Nadarkhani was sentenced to death for apostasy in September 2010.  The crime is based on religious writings by Iranian clerics, including Ayatollah Khomeini, the founder of the Islamic Republic of Iran, despite the fact that there is no offence of “apostasy” in the nation’s penal code, Amnesty International reports.

Though the judgment runs against current Iranian and international laws and is not codified in Iranian penal code, the judge stated that the court must uphold the decision of the 27th Branch of the Supreme Court in Qom.  The panel of five judges will decide within a week whether to confirm his execution for apostasy, Mohammed Ali Dadkhah, his lawyer, told The Times newspaper.

Pastor Youcef Nadarkhani, who maintains he has never been a Muslim as an adult, has Islamic ancestry and therefore must recant his faith in Jesus Christ, the 11th branch of Iran’s Gilan Provincial Court ruled.

When asked to repent, Nadarkhani stated: “Repent means to return.  What should I return to?  To the blasphemy that I had before my faith in Christ?”

The judge replied: “To the religion of your ancestors, Islam.”

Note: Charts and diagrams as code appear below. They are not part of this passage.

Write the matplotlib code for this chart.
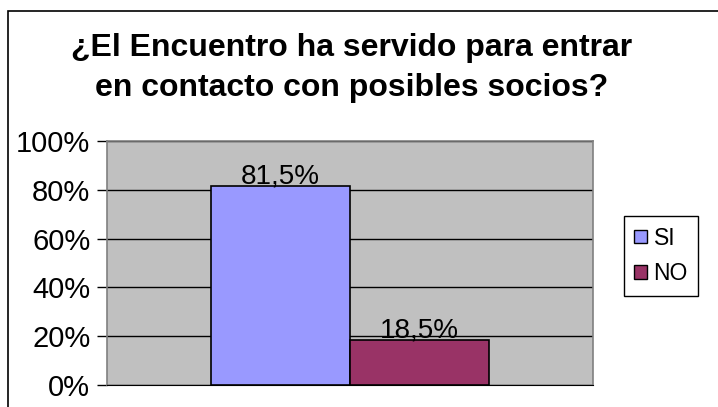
import matplotlib.pyplot as plt
from matplotlib.patches import Rectangle, Patch
from matplotlib.ticker import FuncFormatter

categories = ["SI", "NO"]
values = [81.5, 18.5]
value_labels = ["81,5%", "18,5%"]
colors = ["#9999FF", "#993366"]
title_lines = ["¿El Encuentro ha servido para entrar",
               "en contacto con posibles socios?"]

plt.rcParams['font.family'] = ['Liberation Sans', 'DejaVu Sans']

fig = plt.figure(figsize=(7.18, 4.07), dpi=100)
fig.patch.set_facecolor('white')

# outer chart border (cut off at right and bottom like the original)
fig.add_artist(Rectangle((8 / 718, -0.1), 1.2, (407 - 11) / 407 + 0.1,
                         transform=fig.transFigure, fill=False,
                         edgecolor='black', linewidth=1.2))

ax = fig.add_axes([107 / 718, 22 / 407, 486 / 718, 244 / 407])
ax.set_facecolor('#C0C0C0')

width = 0.285
xs = [0.5 - width / 2, 0.5 + width / 2]
bars = ax.bar(xs, values, width=width, color=colors, edgecolor='black',
              linewidth=1.2, zorder=3)
for b, lab in zip(bars, value_labels):
    ax.annotate(lab, (b.get_x() + b.get_width() / 2, b.get_height()),
                xytext=(0, 2), textcoords='offset points',
                ha='center', va='baseline', fontsize=20, zorder=4)

ax.set_xlim(0, 1)
ax.set_ylim(0, 100)
ax.set_yticks(range(0, 101, 20))
ax.yaxis.set_major_formatter(FuncFormatter(lambda v, p: f"{int(v)}%"))
ax.tick_params(axis='y', labelsize=21, length=7, width=1, color='black', pad=5)
ax.set_xticks([])
ax.yaxis.grid(True, color='black', linewidth=1, zorder=1)
ax.set_axisbelow(True)
for s in ['top', 'right', 'left']:
    ax.spines[s].set_color('#808080')
    ax.spines[s].set_linewidth(1.2)
ax.spines['bottom'].set_color('black')

for line, ypix in zip(title_lines, [56, 96]):
    fig.text(352 / 718, 1 - ypix / 407, line, ha='center', va='baseline',
             fontsize=23, fontweight='bold')

handles = [Patch(facecolor=c, edgecolor='black', linewidth=1) for c in colors]
leg = fig.legend(handles, categories, loc='center',
                 bbox_to_anchor=(661 / 718, 1 - 256 / 407), fontsize=16.5,
                 frameon=True, fancybox=False, framealpha=1,
                 edgecolor='black', handlelength=0.55, handleheight=0.55,
                 handletextpad=0.3, labelspacing=0.55, borderpad=0.45)
leg.get_frame().set_linewidth(1)

fig.savefig('out.png', dpi=100)
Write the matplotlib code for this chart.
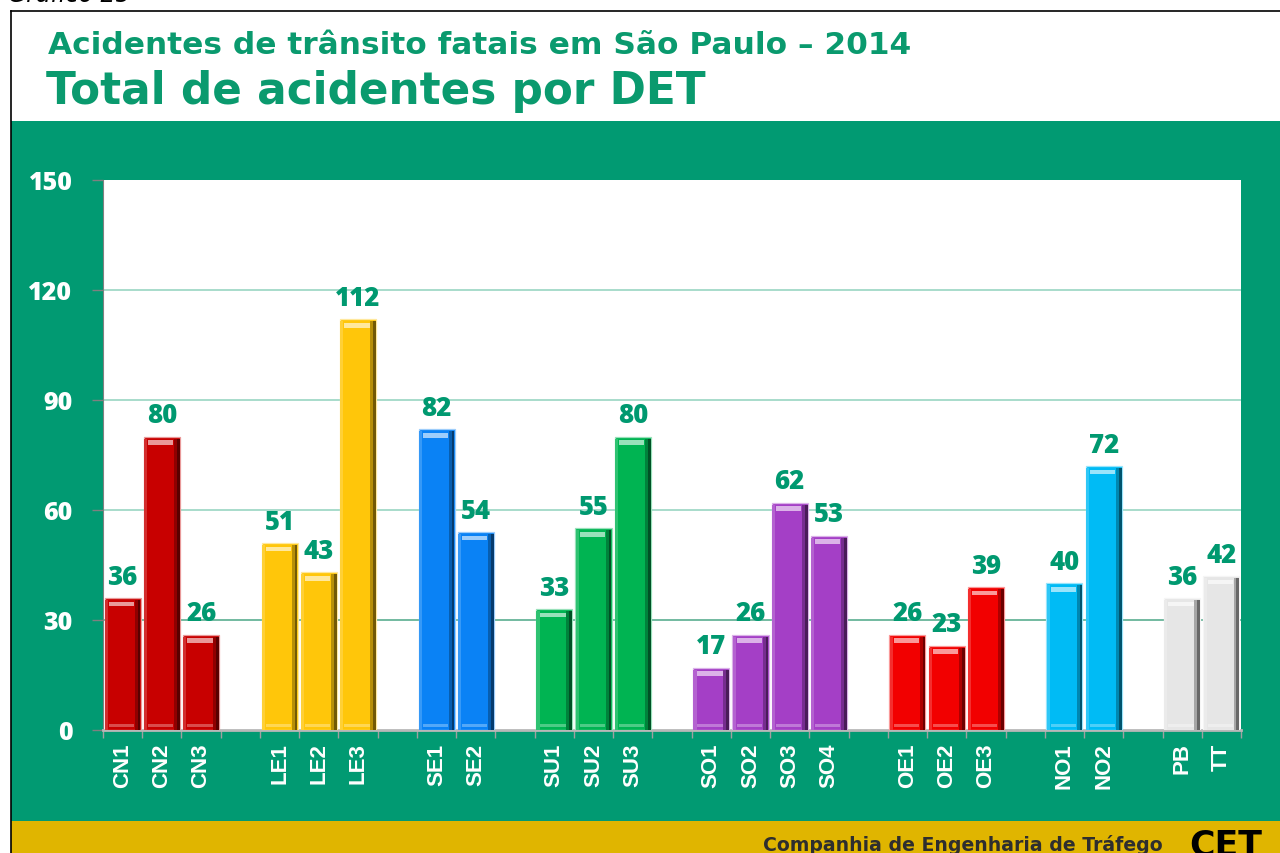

“I cannot,” Nadarkhani said.

Nadarkhani, a pastor in the 400-member Church of Iran, has been held in that country’s Gilan Province since October 2009 after he protested to local education authorities that his son was forced to read from the Koran at school.  His wife, Fatemeh Pasandideh, was also arrested in June 2010 in an apparent attempt to pressure him to renounce his faith, but she was released in October 2010, according to Amnesty International.

Elise Auerbach, an Iranian analyst for Amnesty International USA, said that an execution for apostasy has not been carried out in Iran since 1990.  Nadarkhani’s sentence is a “clear violation of international law,” she said.

“The key is to keep up the pressure and to publicise the story because it obviously outrages most people,” Auerbach said. “It’s part of the pattern of persecution based on religion in Iran.”